◆ **Directions**: For the listing below, give the number of lines in which "that" occurs. Add nothing.

◆ **Dataset rows**:
________
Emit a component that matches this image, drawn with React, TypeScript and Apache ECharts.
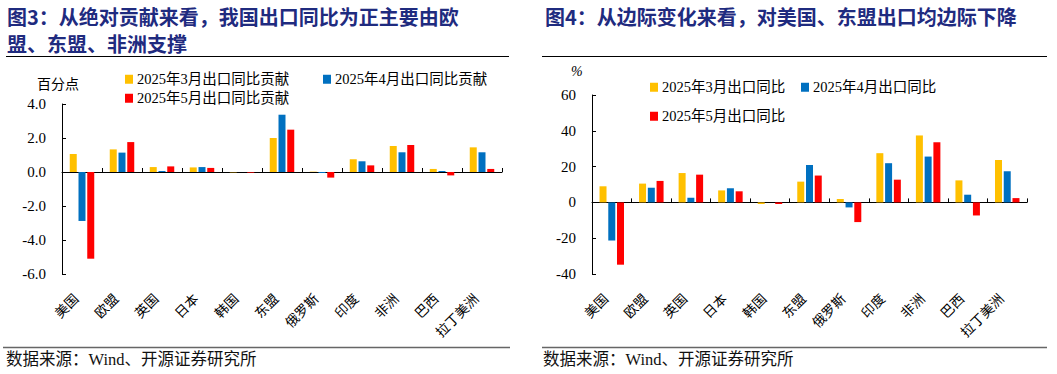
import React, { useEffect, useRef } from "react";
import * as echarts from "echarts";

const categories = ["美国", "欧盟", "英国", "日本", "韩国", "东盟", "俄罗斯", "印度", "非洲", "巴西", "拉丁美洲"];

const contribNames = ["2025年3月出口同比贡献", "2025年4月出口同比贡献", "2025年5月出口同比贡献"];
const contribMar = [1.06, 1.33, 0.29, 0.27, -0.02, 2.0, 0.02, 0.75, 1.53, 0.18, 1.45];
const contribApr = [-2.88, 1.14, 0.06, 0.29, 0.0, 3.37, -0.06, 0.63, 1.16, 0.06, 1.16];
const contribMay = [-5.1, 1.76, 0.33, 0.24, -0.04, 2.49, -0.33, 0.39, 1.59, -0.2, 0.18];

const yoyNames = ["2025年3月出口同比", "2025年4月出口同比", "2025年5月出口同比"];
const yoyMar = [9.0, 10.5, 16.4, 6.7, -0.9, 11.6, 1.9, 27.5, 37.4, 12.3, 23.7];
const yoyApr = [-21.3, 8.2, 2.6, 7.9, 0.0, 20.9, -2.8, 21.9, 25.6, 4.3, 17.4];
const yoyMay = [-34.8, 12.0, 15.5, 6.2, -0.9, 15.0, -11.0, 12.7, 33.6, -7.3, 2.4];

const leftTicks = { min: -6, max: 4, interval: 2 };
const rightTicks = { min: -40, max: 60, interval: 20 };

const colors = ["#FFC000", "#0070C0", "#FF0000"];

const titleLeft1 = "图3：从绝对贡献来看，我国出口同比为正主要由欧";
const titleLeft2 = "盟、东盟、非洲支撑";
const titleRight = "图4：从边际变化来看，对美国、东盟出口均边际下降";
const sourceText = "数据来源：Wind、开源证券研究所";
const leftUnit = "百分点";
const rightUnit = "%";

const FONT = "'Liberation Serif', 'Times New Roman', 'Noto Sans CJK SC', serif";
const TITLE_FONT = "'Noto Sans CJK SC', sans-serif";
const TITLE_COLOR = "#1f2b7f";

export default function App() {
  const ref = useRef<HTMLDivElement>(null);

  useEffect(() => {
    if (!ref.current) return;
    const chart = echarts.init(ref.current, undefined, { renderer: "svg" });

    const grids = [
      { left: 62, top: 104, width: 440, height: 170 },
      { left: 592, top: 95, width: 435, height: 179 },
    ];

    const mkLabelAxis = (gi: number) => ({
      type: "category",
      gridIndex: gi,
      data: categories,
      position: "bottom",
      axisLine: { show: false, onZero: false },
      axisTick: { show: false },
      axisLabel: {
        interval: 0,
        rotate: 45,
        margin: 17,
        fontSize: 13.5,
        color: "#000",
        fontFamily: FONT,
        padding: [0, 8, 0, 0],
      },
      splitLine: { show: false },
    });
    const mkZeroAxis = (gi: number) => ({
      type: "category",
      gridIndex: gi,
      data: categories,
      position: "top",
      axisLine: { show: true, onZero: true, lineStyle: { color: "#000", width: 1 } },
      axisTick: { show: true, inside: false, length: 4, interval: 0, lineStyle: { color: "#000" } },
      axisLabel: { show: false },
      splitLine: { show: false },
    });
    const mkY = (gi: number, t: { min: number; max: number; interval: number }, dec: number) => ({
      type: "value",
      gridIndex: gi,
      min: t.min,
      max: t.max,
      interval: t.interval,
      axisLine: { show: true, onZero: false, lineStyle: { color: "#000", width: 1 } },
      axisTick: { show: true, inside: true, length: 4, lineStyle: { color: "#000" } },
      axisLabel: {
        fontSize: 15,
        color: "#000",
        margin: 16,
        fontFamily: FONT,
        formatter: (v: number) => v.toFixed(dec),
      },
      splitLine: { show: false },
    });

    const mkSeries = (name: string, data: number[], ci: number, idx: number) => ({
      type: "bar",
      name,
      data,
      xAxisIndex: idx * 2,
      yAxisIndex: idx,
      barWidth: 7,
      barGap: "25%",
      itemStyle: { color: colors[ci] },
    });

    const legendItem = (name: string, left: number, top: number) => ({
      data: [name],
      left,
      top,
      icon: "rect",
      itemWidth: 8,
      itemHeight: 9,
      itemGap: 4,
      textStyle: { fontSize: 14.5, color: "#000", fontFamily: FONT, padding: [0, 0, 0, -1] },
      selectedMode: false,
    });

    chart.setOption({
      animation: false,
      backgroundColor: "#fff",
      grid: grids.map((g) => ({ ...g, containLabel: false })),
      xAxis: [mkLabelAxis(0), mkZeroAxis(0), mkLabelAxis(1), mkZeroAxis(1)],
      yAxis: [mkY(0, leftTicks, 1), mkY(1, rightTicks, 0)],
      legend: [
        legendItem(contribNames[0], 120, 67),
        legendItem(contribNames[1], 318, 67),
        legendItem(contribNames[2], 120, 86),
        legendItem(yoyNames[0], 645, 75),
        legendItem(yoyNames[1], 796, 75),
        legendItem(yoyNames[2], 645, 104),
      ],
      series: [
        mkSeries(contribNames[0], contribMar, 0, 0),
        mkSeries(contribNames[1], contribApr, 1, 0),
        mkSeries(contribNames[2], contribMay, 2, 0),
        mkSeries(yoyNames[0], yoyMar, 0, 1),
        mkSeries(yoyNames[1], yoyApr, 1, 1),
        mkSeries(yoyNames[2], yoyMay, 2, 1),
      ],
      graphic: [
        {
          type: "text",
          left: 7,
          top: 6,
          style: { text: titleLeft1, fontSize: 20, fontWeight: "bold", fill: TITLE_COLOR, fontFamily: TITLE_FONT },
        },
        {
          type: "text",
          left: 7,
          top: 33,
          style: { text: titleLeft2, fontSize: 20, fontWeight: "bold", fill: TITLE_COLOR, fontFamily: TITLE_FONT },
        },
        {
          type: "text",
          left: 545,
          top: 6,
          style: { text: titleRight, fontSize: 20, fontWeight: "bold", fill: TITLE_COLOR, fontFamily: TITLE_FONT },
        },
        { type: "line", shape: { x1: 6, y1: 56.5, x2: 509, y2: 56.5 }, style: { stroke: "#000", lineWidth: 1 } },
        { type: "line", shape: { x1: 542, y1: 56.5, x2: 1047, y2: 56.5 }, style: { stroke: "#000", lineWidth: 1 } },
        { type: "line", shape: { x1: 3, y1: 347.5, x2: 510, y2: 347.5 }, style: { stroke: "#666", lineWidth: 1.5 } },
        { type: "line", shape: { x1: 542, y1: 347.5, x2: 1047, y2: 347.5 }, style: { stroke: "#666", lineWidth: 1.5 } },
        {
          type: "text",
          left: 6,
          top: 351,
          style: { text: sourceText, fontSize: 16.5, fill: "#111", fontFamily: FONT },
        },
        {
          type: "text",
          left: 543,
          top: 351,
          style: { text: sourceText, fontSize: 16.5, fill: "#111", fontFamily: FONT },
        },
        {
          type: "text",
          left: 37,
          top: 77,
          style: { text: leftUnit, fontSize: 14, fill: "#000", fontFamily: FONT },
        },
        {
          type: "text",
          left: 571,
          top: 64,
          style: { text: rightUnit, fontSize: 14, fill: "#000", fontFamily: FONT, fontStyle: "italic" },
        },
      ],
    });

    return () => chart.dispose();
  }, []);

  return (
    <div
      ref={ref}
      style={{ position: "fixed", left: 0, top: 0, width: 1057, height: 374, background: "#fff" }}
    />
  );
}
________
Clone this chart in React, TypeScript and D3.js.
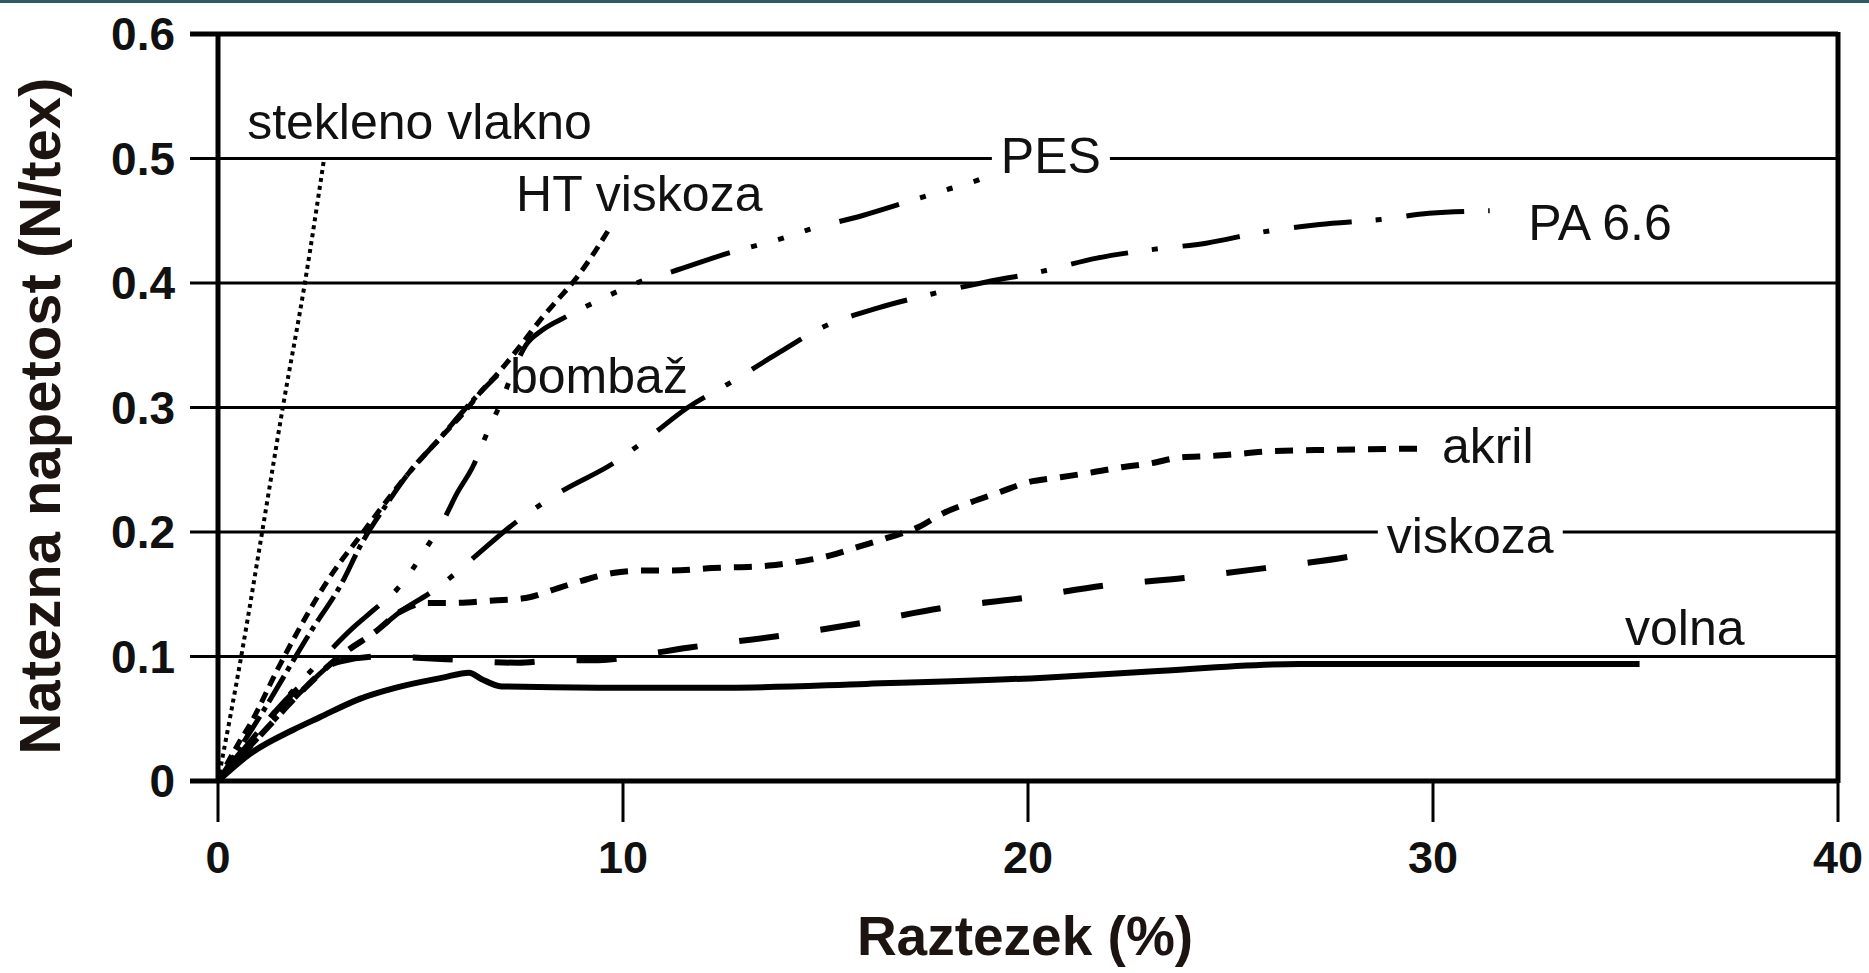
________
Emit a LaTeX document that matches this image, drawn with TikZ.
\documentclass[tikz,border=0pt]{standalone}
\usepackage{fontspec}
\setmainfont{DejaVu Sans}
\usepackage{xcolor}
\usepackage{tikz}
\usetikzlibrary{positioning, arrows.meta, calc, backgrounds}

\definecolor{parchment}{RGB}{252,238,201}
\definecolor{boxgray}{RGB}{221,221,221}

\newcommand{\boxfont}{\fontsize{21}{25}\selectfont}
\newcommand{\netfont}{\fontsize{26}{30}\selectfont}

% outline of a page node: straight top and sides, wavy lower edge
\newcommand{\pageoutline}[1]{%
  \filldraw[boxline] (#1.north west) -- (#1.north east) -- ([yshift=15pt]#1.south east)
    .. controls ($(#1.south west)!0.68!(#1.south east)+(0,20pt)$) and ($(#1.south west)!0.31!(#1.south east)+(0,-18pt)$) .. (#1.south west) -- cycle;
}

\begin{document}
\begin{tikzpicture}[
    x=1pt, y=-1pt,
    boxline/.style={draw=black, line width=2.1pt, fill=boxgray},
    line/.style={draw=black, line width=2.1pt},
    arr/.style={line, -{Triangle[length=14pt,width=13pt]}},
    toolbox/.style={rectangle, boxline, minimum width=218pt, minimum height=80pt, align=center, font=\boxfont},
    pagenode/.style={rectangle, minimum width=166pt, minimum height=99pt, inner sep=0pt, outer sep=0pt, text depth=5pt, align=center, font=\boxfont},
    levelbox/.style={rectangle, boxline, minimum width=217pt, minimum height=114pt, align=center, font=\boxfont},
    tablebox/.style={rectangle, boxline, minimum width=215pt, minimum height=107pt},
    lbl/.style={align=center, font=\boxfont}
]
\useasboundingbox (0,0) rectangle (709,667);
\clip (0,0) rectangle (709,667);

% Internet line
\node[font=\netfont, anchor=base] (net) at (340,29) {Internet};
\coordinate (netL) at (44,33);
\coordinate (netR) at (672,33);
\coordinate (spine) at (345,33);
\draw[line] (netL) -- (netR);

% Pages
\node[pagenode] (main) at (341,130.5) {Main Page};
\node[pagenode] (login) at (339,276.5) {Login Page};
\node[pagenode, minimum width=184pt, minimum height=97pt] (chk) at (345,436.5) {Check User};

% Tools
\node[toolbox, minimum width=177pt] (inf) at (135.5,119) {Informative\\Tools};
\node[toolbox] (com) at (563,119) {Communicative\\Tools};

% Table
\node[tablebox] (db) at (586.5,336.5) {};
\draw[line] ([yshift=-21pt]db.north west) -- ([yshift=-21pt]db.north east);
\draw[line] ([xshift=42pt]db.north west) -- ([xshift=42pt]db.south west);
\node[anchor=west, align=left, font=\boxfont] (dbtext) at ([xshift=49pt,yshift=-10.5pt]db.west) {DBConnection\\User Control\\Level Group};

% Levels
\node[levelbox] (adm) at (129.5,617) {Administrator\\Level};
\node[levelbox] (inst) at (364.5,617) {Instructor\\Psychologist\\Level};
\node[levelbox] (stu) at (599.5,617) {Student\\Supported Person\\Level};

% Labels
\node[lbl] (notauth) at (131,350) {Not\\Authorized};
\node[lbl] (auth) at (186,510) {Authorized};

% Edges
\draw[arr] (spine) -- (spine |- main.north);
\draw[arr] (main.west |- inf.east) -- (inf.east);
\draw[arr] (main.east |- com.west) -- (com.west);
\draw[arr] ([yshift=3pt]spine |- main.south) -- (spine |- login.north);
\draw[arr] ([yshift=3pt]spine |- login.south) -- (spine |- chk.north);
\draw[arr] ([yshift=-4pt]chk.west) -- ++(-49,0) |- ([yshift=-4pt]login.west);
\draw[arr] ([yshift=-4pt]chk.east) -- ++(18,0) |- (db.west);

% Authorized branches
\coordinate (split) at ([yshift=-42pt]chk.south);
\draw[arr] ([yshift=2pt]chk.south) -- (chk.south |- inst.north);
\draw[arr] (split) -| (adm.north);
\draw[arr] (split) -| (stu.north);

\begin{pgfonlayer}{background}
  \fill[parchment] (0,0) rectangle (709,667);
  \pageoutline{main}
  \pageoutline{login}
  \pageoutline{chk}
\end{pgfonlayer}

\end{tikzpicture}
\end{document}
________
◆ **Full solution**: 2